Pour éviter la détérioration des spécimens au cours de leur transport, les Instructions sommaires pour les collecteurs d’objets ethnographiques donnent quelques conseils, notamment à propos des procédés et des matériaux de calage. Il est à noter que de telles recommandations semblent empruntées à un autre manuel plutôt qu’aux cours de Marcel Mauss. En effet, des phrases entières sont tirées de la partie « Packing » de la cinquième édition de Notes and Queries on Anthropology [99], classique de l’anthropologie cité d’ailleurs dans la bibliographie. Sur le terrain, les membres de Dakar-Djibouti appliquent effectivement ces méthodes d’emballage, voire les perfectionnent.

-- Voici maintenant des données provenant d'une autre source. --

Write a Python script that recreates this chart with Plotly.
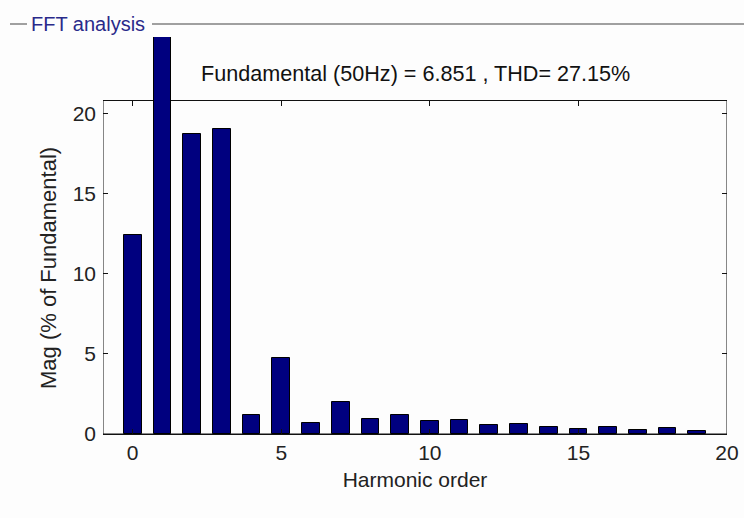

Comme le montre une photo prise au Sénégal [100], ils complètent les procédés décrits en entourant de ruban adhésif deux poteries, probablement pour éviter que des morceaux ne bringuebalent dans la caisse si les objets se brisent.
Parce qu’elles sont méthodiques, les tâches quotidiennes de collecte, d’étiquetage, d’inventaire et d’emballage sont particulièrement lourdes et fastidieuses, surtout lors de récoltes massives. Au début de Dakar-Djibouti, Michel Leiris s’en plaint à son épouse : « Nous avons un travail de plus en plus écrasant. Toute la journée se passe à recueillir des objets, à les étiqueter, les enregistrer, les emballer. J’ai beaucoup plus l’impression d’être un comptable qu’un aventurier » [101].